C’est une évidence depuis quelques mois maintenant : au-delà des estimations, le nombre de personnes infectées par le coronavirus SARS-CoV-2 est largement sous-évalué dans les données directes. La première raison qui pousse les scientifiques à ce constat repose dans les cas asymptomatiques : leur place dans le tableau de la maladie est de plus en plus évaluée par des études. Ces personnes sont contaminées par le coronavirus, mais ne présentent pas le moindre symptôme. Ce faisant, sauf si elles sont éventuellement cas contact, elles échappent à tout dépistage. Des cas symptomatiques légers de la maladie peuvent également passer sous les radars. Les courbes présentent donc souvent une description non pas fausse, mais incomplète de l’étendue des infections.
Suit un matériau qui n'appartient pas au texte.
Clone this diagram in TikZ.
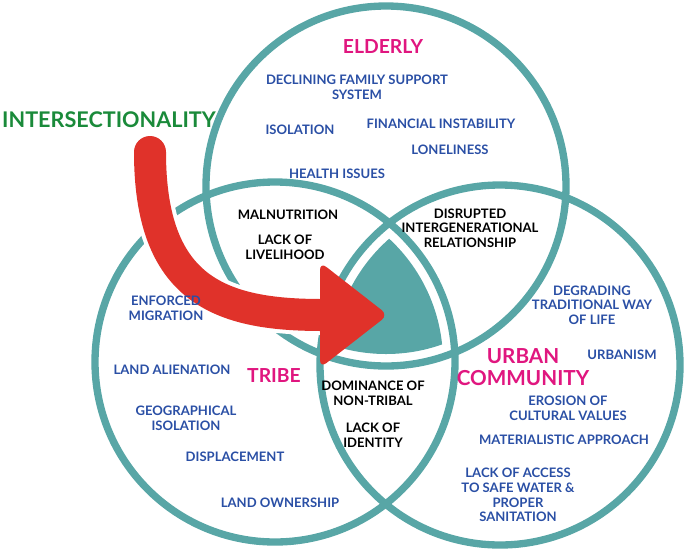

« Les différences de dépistage et de traçage de la maladie Covid-19 d’un pays à l’autre, ainsi que l’évolution des tests dans chaque pays au fil du temps, font qu’il est difficile d’estimer le véritable taux d’infection (de la population) sur la base du nombre de cas confirmés obtenus par le dépistage viral », estiment les auteurs d’une étude parue le 18 novembre dans la revue scientifique Royal Society Open Science.
Ils utilisent alors une méthode de « backcasting » : à partir du nombre de décès associés à la maladie Covid-19 dans un pays, ils essayent de déterminer le taux d’infection le plus probable au sein de cette population donnée. Ils ont appliqué cette méthode aux États-Unis, au Canada, à l’Australie, à la Corée du Sud ainsi qu’à 11 pays d’Europe, dont la France ; ce qui représente 817 millions de personnes au total.
Un nombre réel six fois supérieur globalement
Malgré des « améliorations dans les taux de détection à mesure que la pandémie a progressé », les auteurs montrent qu’à la date du 31 août 2020, le nombre de personnes infectées par le coronavirus dans les 15 pays étudiés « était 6,2 fois supérieur que le nombre de cas rapportés » (chiffre médian, situé dans un intervalle de confiance compris entre 4,3 et 10,9).
Il s’agit là d’une évaluation à l’échelle de tous les pays sur lesquels les chercheurs se sont penchés. Cela peut varier considérablement d’un pays à l’autre. Ainsi, les auteurs estiment que le nombre réel de cas est 2,6 fois supérieur aux cas recensés en Corée du Sud, mais 17,5 fois supérieur en Italie. « Des pays comme la Belgique, la France, l’Italie et le Royaume-Uni ont un taux de détection très bas » par rapport à la réalité, écrivent les auteurs. Les courbes publiées dans ces pays représentent selon eux seulement 10 % de tous les cas Covid-19. La raison : le dépistage insuffisant. Car les pays qui ont, à l’inverse, un taux de détection proche du nombre de cas réels sont ceux qui ont « employé un dépistage généralisé », ou qui ont un faible taux d’incidence sur leur territoire.
Il y a un seul exemple présenté dans l’étude où la différence entre le taux de cas réels et les courbes présentées par le gouvernement a baissé au fil de la pandémie : l’Australie. Il s’agit, là encore, d’un problème de dépistage. Le taux de détection comparé aux cas réels estimés a chuté de 50 % à 21 % en quelques mois. Ce déclin est cohérent, selon les auteurs, avec une résurgence dans la propagation qui s’est accompagnée « d’une transmission invisible au sein des communautés par des personnes qui hésitaient à se faire tester, même si elles étaient malades, peut-être en raison de la perte de revenus associée à l’isolement.»
La clé du dépistage généralisé
Pour les auteurs, il est clair que cela met en évidence le besoin d’un « dépistage suffisant et à grande échelle — y compris pour les personnes asymptomatiques ». Un dépistage véritablement massif, non plus basé seulement sur les symptômes ni les cas contacts, permettrait en effet d’avoir un panorama de l’épidémie plus proche de la réalité et relève donc selon ces chercheurs « d’une importance capitale pour éclairer les décisions politiques sur la manière de financer et de gérer les effets de la COVID-19 sur la santé publique, la société et l’économie ».
Cette étude relève évidemment d’une simulation parmi d’autres, et les chiffres donnés sont indicatifs. Toutefois, cela rejoint les demandes de nombreux épidémiologistes. Sur les méthodes de gestion de l’épidémie, Catherine Hill affirmait dans nos colonnes qu’un dépistage large était nécessaire pour que le déconfinement ne mène à une nouvelle résurgence dans les contaminations.
Cette approche se confronte toutefois à un obstacle : il faut que les capacités techniques et humaines puissent suivre. Or, depuis la rentrée, les laboratoires ont du mal à ne serait-ce que recruter du personnel qualifié, ce qui freine le nombre total d’échantillons analysables par un même plateau technique.